Hier liegt der Trost für alle Krebskranken und -opfer, für die die Medizin noch keine Hilfe bieten kann. Krankheit und Tod bilden in unserer Welt das Tor zum Leben ohne Ende - zur Ewigkeit. Dieser Gedanke lässt sich denken, denn Gott hat die Ewigkeit in unser Herz gelegt. Doch der Gedanke fällt mir schwer. Zu sehr klebe ich an diesem Leben. Zu schnell überwältigt mich die Furcht vor dem strafenden Gott, dem ich in der Ewigkeit begegnen werden. Zudem fällt es schwer, an Gottes Vergebung zu glauben und an die Eintrittskarte für die himmlische Festtafel, die Jesus uns ganz umsonst schenken will.

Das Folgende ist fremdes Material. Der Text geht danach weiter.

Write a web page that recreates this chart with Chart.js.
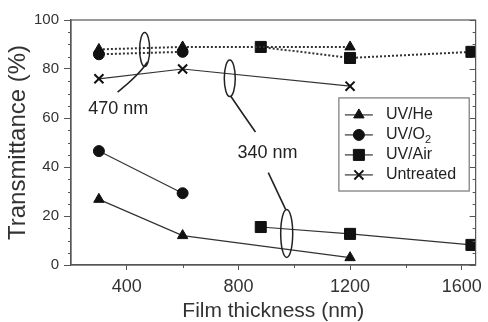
<!DOCTYPE html>
<html>
<head>
<meta charset="utf-8">
<script src="https://cdn.jsdelivr.net/npm/chart.js@4"></script>
<style>
  html, body { margin: 0; padding: 0; background: #fff; }
  canvas { display: block; }
</style>
</head>
<body>
<canvas id="chart" width="488" height="322"></canvas>
<script>
// film thickness (nm) for each treatment
const heThickness = [300, 600, 1200];
const o2Thickness = [300, 600];
const airThickness = [880, 1200, 1635];
const untreatedThickness = [300, 600, 1200];

// transmittance (%) at 470 nm
const he470 = [88, 89, 89];
const o2470 = [86, 87];
const air470 = [89, 84.5, 87];
const untreated470 = [76, 80, 73];

// transmittance (%) at 340 nm
const he340 = [26.8, 12, 3];
const o2340 = [46.5, 29.3];
const air340 = [15.5, 12.7, 8.2];

const legendLabels = ["UV/He", "UV/O2", "UV/Air", "Untreated"];
const xTicks = [400, 800, 1200, 1600];
const yTicks = [0, 20, 40, 60, 80, 100];

const INK = "#111";
const LINE = "#333";
const AXIS = "#555";
const FONT = "'Liberation Sans', Arial, sans-serif";

const pts = (xs, ys) => xs.map((x, i) => ({ x: x, y: ys[i] }));

const styles = {
  he: { pointStyle: "triangle", pointRadius: 6 },
  o2: { pointStyle: "circle", pointRadius: 5.5 },
  air: { pointStyle: "rect", pointRadius: 7.8 },
  un: { pointStyle: "crossRot", pointRadius: 6.4, pointBorderWidth: 2 }
};

function series(label, data, style, dotted) {
  return Object.assign({
    label: label,
    data: data,
    borderColor: LINE,
    backgroundColor: INK,
    pointBackgroundColor: INK,
    pointBorderColor: INK,
    pointBorderWidth: 1,
    borderWidth: dotted ? 2 : 1.2,
    borderDash: dotted ? [2, 2] : [],
    tension: 0,
    fill: false
  }, style);
}

// annotation marks, anchored in data units
const ovals = [
  { x: 464, y: 88, rx: 5, ry: 17 },
  { x: 769, y: 76.2, rx: 5.5, ry: 18.3 },
  { x: 973, y: 12.9, rx: 6, ry: 24 }
];
const leaders = [
  [[474, 82.9], [445, 77.6], [367, 70.6]],
  [[772, 69], [816, 61.6], [861, 54.3]],
  [[907, 37.7], [938, 30.2], [969, 22.7]]
];
const notes = [
  { text: "470 nm", x: 369, y: 63.7 },
  { text: "340 nm", x: 904, y: 45.6 }
];
const legendBox = { x0: 1160, x1: 1627, y0: 68.2, y1: 30.2 };

const extras = {
  id: "extras",
  afterDraw(chart) {
    const { ctx, chartArea: a, scales: { x, y } } = chart;
    const px = v => x.getPixelForValue(v);
    const py = v => y.getPixelForValue(v);

    ctx.save();

    // frame + minor / mirrored ticks
    ctx.strokeStyle = AXIS;
    ctx.lineWidth = 1.2;
    ctx.strokeRect(a.left, a.top, a.right - a.left, a.bottom - a.top);
    ctx.lineWidth = 1;
    ctx.beginPath();
    for (let v = 0; v <= 100; v += 5) {
      const yy = Math.round(py(v)) + 0.5;
      const major = v % 20 === 0;
      if (!major) {
        ctx.moveTo(a.left - 3, yy);
        ctx.lineTo(a.left, yy);
      }
      ctx.moveTo(a.right, yy);
      ctx.lineTo(a.right - (major ? 6 : 3), yy);
    }
    for (let v = 600; v <= 1400; v += 400) {
      const xx = Math.round(px(v)) + 0.5;
      ctx.moveTo(xx, a.bottom);
      ctx.lineTo(xx, a.bottom + 3);
    }
    ctx.stroke();

    // ovals and leader lines
    ctx.strokeStyle = "#222";
    ctx.lineWidth = 1.5;
    ovals.forEach(o => {
      ctx.beginPath();
      ctx.ellipse(px(o.x), py(o.y), o.rx, o.ry, 0, 0, Math.PI * 2);
      ctx.stroke();
    });
    ctx.lineWidth = 1.6;
    leaders.forEach(l => {
      ctx.beginPath();
      ctx.moveTo(px(l[0][0]), py(l[0][1]));
      ctx.quadraticCurveTo(px(l[1][0]), py(l[1][1]), px(l[2][0]), py(l[2][1]));
      ctx.stroke();
    });

    ctx.fillStyle = "#222";
    ctx.font = "18px " + FONT;
    ctx.textAlign = "center";
    ctx.textBaseline = "middle";
    notes.forEach(n => ctx.fillText(n.text, px(n.x), py(n.y)));

    // legend
    const bx = px(legendBox.x0), by = py(legendBox.y0);
    const bw = px(legendBox.x1) - bx, bh = py(legendBox.y1) - by;
    ctx.fillStyle = "#fff";
    ctx.fillRect(bx, by, bw, bh);
    ctx.strokeStyle = "#777";
    ctx.lineWidth = 1.2;
    ctx.strokeRect(bx, by, bw, bh);

    const keys = [styles.he, styles.o2, styles.air, styles.un];
    keys.forEach((s, i) => {
      const ly = by + 17 + i * 20;
      ctx.strokeStyle = LINE;
      ctx.lineWidth = 1.2;
      ctx.beginPath();
      ctx.moveTo(bx + 6, ly);
      ctx.lineTo(bx + 34, ly);
      ctx.stroke();
      ctx.fillStyle = INK;
      ctx.strokeStyle = INK;
      ctx.lineWidth = s.pointBorderWidth || 1;
      Chart.helpers.drawPoint(ctx, {
        pointStyle: s.pointStyle,
        radius: s.pointRadius,
        rotation: 0,
        borderWidth: s.pointBorderWidth || 1
      }, bx + 20, ly);

      ctx.fillStyle = "#222";
      ctx.textAlign = "left";
      ctx.textBaseline = "middle";
      ctx.font = "16px " + FONT;
      const lab = legendLabels[i];
      if (lab === "UV/O2") {
        ctx.fillText("UV/O", bx + 47, ly);
        const w = ctx.measureText("UV/O").width;
        ctx.font = "11px " + FONT;
        ctx.fillText("2", bx + 47 + w, ly + 5);
      } else {
        ctx.fillText(lab, bx + 47, ly);
      }
    });

    ctx.restore();
  }
};

new Chart(document.getElementById("chart"), {
  type: "line",
  data: {
    datasets: [
      series("UV/He", pts(heThickness, he340), styles.he, false),
      series("UV/O2", pts(o2Thickness, o2340), styles.o2, false),
      series("UV/Air", pts(airThickness, air340), styles.air, false),
      series("Untreated", pts(untreatedThickness, untreated470), styles.un, false),
      series("UV/He 470", pts(heThickness, he470), styles.he, true),
      series("UV/O2 470", pts(o2Thickness, o2470), styles.o2, true),
      series("UV/Air 470", pts(airThickness, air470), styles.air, true)
    ]
  },
  options: {
    responsive: false,
    animation: false,
    devicePixelRatio: 1,
    layout: { padding: { top: 20, right: 9, left: 0, bottom: 0 } },
    plugins: {
      legend: { display: false },
      tooltip: { enabled: false }
    },
    scales: {
      x: {
        type: "linear",
        min: 200,
        max: 1650,
        afterFit: s => { s.height = 57; },
        afterBuildTicks: s => { s.ticks = xTicks.map(v => ({ value: v })); },
        ticks: {
          color: "#333",
          font: { family: FONT, size: 18 },
          padding: 6,
          maxRotation: 0,
          callback: v => String(v)
        },
        grid: { drawOnChartArea: false, drawTicks: true, tickLength: 5, color: AXIS },
        border: { display: true, color: AXIS, width: 1.2 },
        title: {
          display: true,
          text: "Film thickness (nm)",
          color: "#333",
          font: { family: FONT, size: 21, lineHeight: 1 },
          padding: { top: 0, bottom: 0 }
        }
      },
      y: {
        min: 0,
        max: 100,
        afterFit: s => { s.width = 71; },
        afterBuildTicks: s => { s.ticks = yTicks.map(v => ({ value: v })); },
        ticks: {
          color: "#333",
          font: { family: FONT, size: 15 },
          padding: 5,
          callback: v => String(v)
        },
        grid: { drawOnChartArea: false, drawTicks: true, tickLength: 7, color: AXIS },
        border: { display: true, color: AXIS, width: 1.2 },
        title: {
          display: true,
          text: "Transmittance (%)",
          color: "#333",
          font: { family: FONT, size: 24, lineHeight: 1 },
          padding: { top: 6, bottom: 0 }
        }
      }
    }
  },
  plugins: [extras]
});
</script>
</body>
</html>
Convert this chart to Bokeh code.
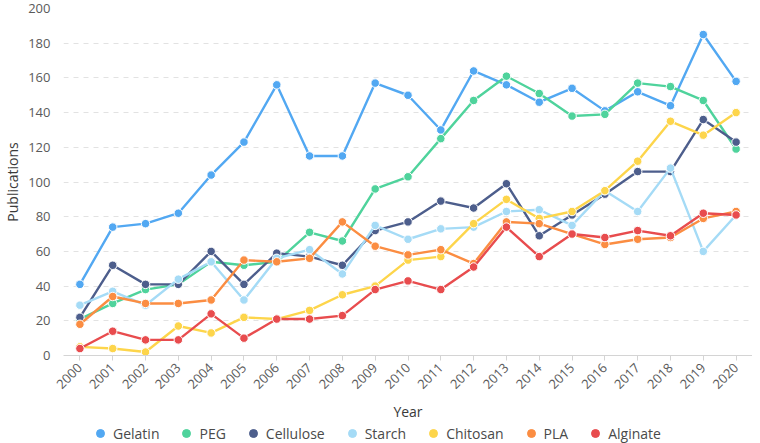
import math
from bokeh.plotting import figure
from bokeh.layouts import column
from bokeh.models import ColumnDataSource, Legend, LegendItem, FixedTicker, Range1d
from bokeh.embed import file_html
from bokeh.resources import INLINE

years = list(range(2000, 2021))
gelatin = [41, 74, 76, 82, 104, 123, 156, 115, 115, 157, 150, 130, 164, 156, 146, 154, 141, 152, 144, 185, 158]
peg = [21, 30, 38, 41, 54, 52, 54, 71, 66, 96, 103, 125, 147, 161, 151, 138, 139, 157, 155, 147, 119]
cellulose = [22, 52, 41, 41, 60, 41, 59, 57, 52, 72, 77, 89, 85, 99, 69, 81, 93, 106, 106, 136, 123]
starch = [29, 37, 29, 44, 54, 32, 56, 61, 47, 75, 67, 73, 74, 83, 84, 75, 95, 83, 108, 60, 81]
chitosan = [5, 4, 2, 17, 13, 22, 21, 26, 35, 40, 55, 57, 76, 90, 79, 83, 95, 112, 135, 127, 140]
pla = [18, 34, 30, 30, 32, 55, 54, 56, 77, 63, 58, 61, 53, 77, 76, 70, 64, 67, 68, 79, 83]
alginate = [4, 14, 9, 9, 24, 10, 21, 21, 23, 38, 43, 38, 51, 74, 57, 70, 68, 72, 69, 82, 81]

series_names = ["Gelatin", "PEG", "Cellulose", "Starch", "Chitosan", "PLA", "Alginate"]
series_values = [gelatin, peg, cellulose, starch, chitosan, pla, alginate]
colors = ["#52a8f2", "#4fd39c", "#4d5e8c", "#a5dbf6", "#fdd54b", "#fb8d42", "#e84c4e"]
y_ticks = list(range(0, 201, 20))

FONT = "Open Sans"

p = figure(width=752, height=423, output_backend="svg", toolbar_location=None,
           x_range=Range1d(1999.5, 2020.5), y_range=Range1d(0, 200),
           min_border_left=10, min_border_right=0, min_border_top=8, min_border_bottom=0,
           background_fill_color="white", border_fill_color="white")
p.outline_line_color = None

# separate strip below the chart that carries only the legend
lg = figure(width=752, height=20, output_backend="svg", toolbar_location=None,
            x_range=Range1d(0, 1), y_range=Range1d(0, 1),
            x_axis_location=None, y_axis_location=None, min_border=0,
            background_fill_color="white", border_fill_color="white")
lg.outline_line_color = None
lg.xgrid.grid_line_color = None
lg.ygrid.grid_line_color = None

items = []
for name, vals, col in zip(series_names, series_values, colors):
    src = ColumnDataSource(dict(x=years, y=vals))
    p.line("x", "y", source=src, line_color=col, line_width=2.4)
    p.scatter("x", "y", source=src, size=8.5, fill_color=col, line_color="white", line_width=1)
    # legend swatch renderer (its points fall outside the strip's range, so only the swatch shows)
    lr = lg.scatter("x", "y", source=src, size=8.5, fill_color=col, line_color=col, line_width=1)
    items.append(LegendItem(label=name, renderers=[lr]))

# axes
xa = p.xaxis[0]
xa.ticker = FixedTicker(ticks=years)
xa.major_label_orientation = math.pi / 4
xa.axis_line_color = "#d4d4d4"
xa.major_tick_line_color = "#d4d4d4"
xa.major_tick_in = 0
xa.major_tick_out = 5
xa.minor_tick_line_color = None
xa.major_label_text_font = FONT
xa.major_label_text_font_size = "13px"
xa.major_label_text_color = "#5a5a5a"
xa.major_label_standoff = 5
xa.axis_label = "Year"
xa.axis_label_text_font = FONT
xa.axis_label_text_font_size = "14px"
xa.axis_label_text_font_style = "normal"
xa.axis_label_text_color = "#3a3a3a"
xa.axis_label_standoff = 6

ya = p.yaxis[0]
ya.ticker = FixedTicker(ticks=y_ticks)
ya.axis_line_color = None
ya.major_tick_line_color = None
ya.minor_tick_line_color = None
ya.major_label_text_font = FONT
ya.major_label_text_font_size = "13px"
ya.major_label_text_color = "#5a5a5a"
ya.major_label_standoff = 7
ya.axis_label = "Publications"
ya.axis_label_text_font = FONT
ya.axis_label_text_font_size = "14px"
ya.axis_label_text_font_style = "normal"
ya.axis_label_text_color = "#3a3a3a"
ya.axis_label_standoff = 3

p.xgrid.grid_line_color = None
p.ygrid.ticker = FixedTicker(ticks=y_ticks)
p.ygrid.grid_line_color = "#e2e2e2"
p.ygrid.grid_line_dash = "5 5"
p.ygrid.grid_line_width = 1

legend = Legend(items=items, orientation="horizontal", location=(24, 0), nrows=1,
                glyph_width=26, glyph_height=20, label_height=18, label_standoff=0, spacing=14,
                padding=0, margin=0, border_line_color=None, background_fill_alpha=0,
                label_text_font=FONT, label_text_font_size="14px", label_text_color="#4a4a4a")
lg.add_layout(legend, "center")

layout = column(p, lg, spacing=0)
open("out.html", "w").write(file_html(layout, INLINE))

In der letzten Strophe eines Abendliedes heißt es: "O Ewigkeit, so schöne, mein Herz an dich gewöhne." Es braucht Gewöhnung, dass ich meine Tage gehen kann mit einem sehnsuchtsvollen Blick auf die Ewigkeit.  Es mag ironisch klingen - aber eine Krankheiten wie Krebs kann helfen bei diesem Gewöhnungsprozess. Diese Diagnose mahnt unüberhörbar: deine Tage sind gezählt. Um so mehr freue ich mich über die Hoffnung, an die der Ewigkeitssonntag erinnert. Die Tür zu Gottes ewiger Welt steht offen. So viele sind mir bereits im Glauben vorausgegangen. Einmal werden auch ich die Pracht und Herrlichkeit sehen können, die Gott für seine Kinder vorbereitet hat. Mit dieser Hoffnung vor Augen, kann ich dankbar die Tage leben, die Gott mir noch auf dieser Welt gibt. Durch das Können der Ärzte und durch die Möglichkeiten der modernen Medizin habe ich möglicherweise noch einige Jahre oder sogar Jahrzehnte hinzu geschenkt bekommen. Das ist Zeit, die ich nutzen kann für die Aufgaben, in die Gott mich stellt. Aber die Hoffnung und Sehnsucht greifen weiter voraus, dorthin wo ich in der Ewigkeit zu Hause sein werde. Und sollte diese Krankheit wiederkommen oder eine andere sich einstellen, dann rückt die Reise nach Hause näher.